4.2. Simulation Settings

The WaterNetGen software [3] has been modified to compute the new formulation proposed for the resilience index, both in its simple (3) and weighted versions (5).

For the three variants, equal values of minimum (30 m) and maximum (60 m) pressure were used across the entire network to simplify the assessment of the proposed index’s sensitivity. For all the networks analyzed, the pressure surplus remains near 20 m, with all node pressures below the maximum pressure value chosen.

4.3. Indices Assessment

The analysis conducted on the three networks involves four different values for the pressure surplus threshold (h⁺): 15, 20, 22.5, and 25 m (

Table 1. Results of the three networks obtained with h⁺ = 15, 20, 22.5 and 25 m.

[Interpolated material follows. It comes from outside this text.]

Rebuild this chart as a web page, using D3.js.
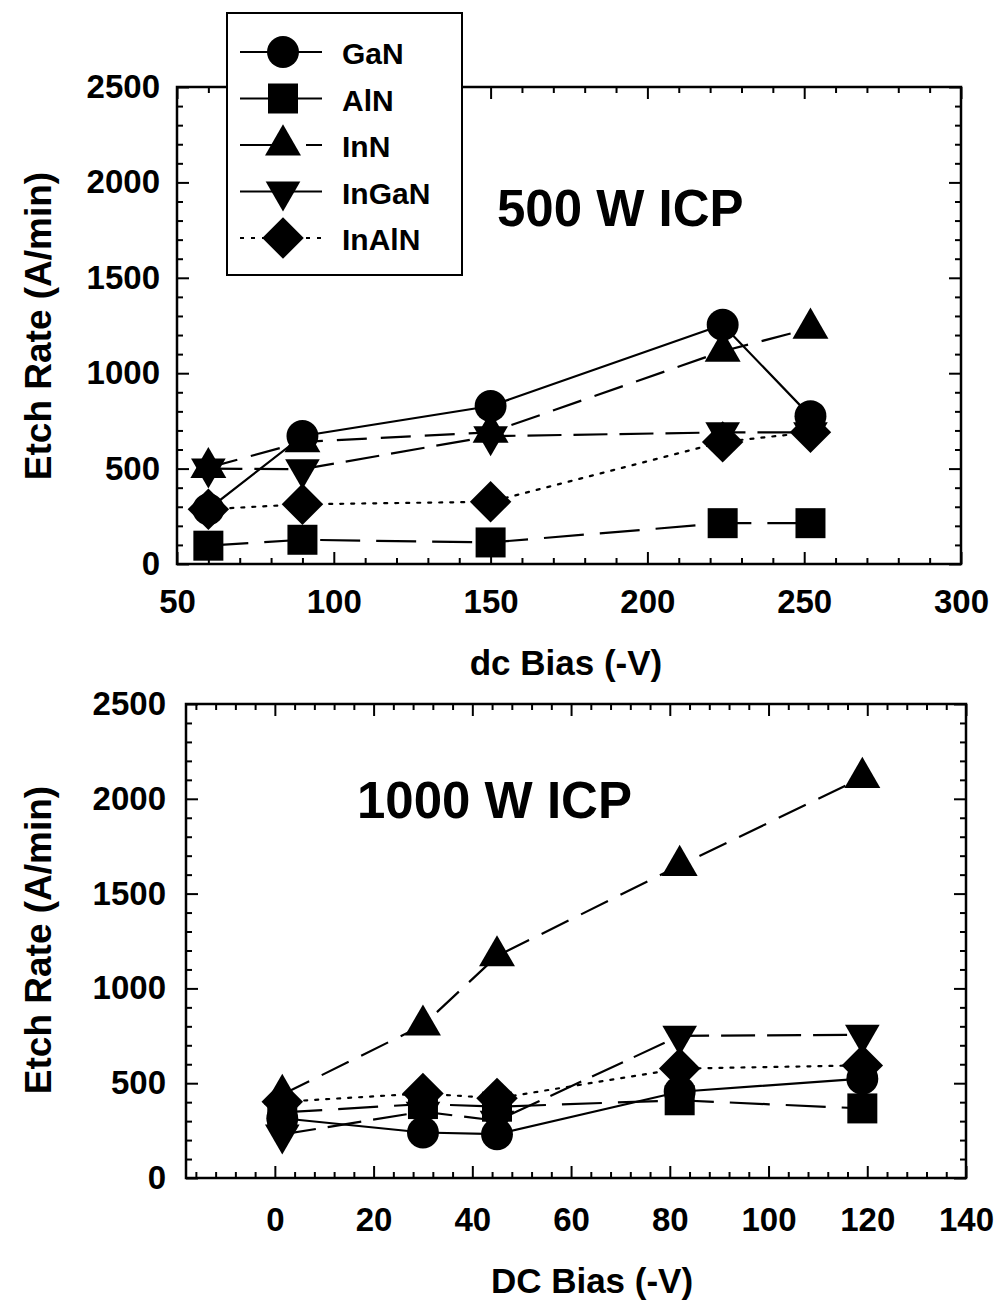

	Results for h+ = 15 m			Results for h+ = 20 m
Metric	Tree	Normal	Looped	Tree	Normal	Looped
%Nodes 1	100.00%	100.00%	100.00%	88.34%	97.55%	100.00%
Todini [2]	0.8813	0.8948	0.9179	0.8813	0.8948	0.9179
${\mathit{I}}_{\mathit{r}}$	1	1	1	0.995	0.999	1
$K_{avg}^T$$/K_{avg}^U$	0.5/0.5	0.638/0.632	0.698/0.636	0.5/0.5	0.638/0.632	0.698/0.636
${\mathit{I}}_{\mathit{r}}^{\mathit{w}}$	0.25	0.305	0.388	0.249	0.305	0.388
	Results for h+ = 22.5 m			Results for h+ = 25 m
Metric	Tree	Normal	Looped	Tree	Normal	Looped
%Nodes	41.72%	41.72%	80.98%	0.61%	0.61%	3.07%
Todini [2]	0.8813	0.8948	0.9179	0.8813	0.8948	0.9179
${\mathit{I}}_{\mathit{r}}$	0.97	0.98	0.995	0.901	0.913	0.94
$K_{avg}^T$$/K_{avg}^U$	0.5/0.5	0.638/0.632	0.698/0.636	0.5/0.5	0.638/0.632	0.698/0.636
${\mathit{I}}_{\mathit{r}}^{\mathit{w}}$	0.242	0.299	0.386	0.225	0.278	0.363

¹ Percentage of nodes that exceed the h⁺ value.

).

5. Conclusions

Assessing the resilience of WDNs is intricate and encompasses factors beyond those discussed here, such as tank redundancy, pumping stations, pressure-reducing valves (PRVs), and District Metered Areas (DMAs), and their analysis and integration into resilience assessments remain ongoing. The new formulations proposed for the resilience index have proven effective in considering multiple factors historically overlooked by classical resilience index formulations. This result has been achieved while maintaining a simple structure for the indices, ensuring their easy usability.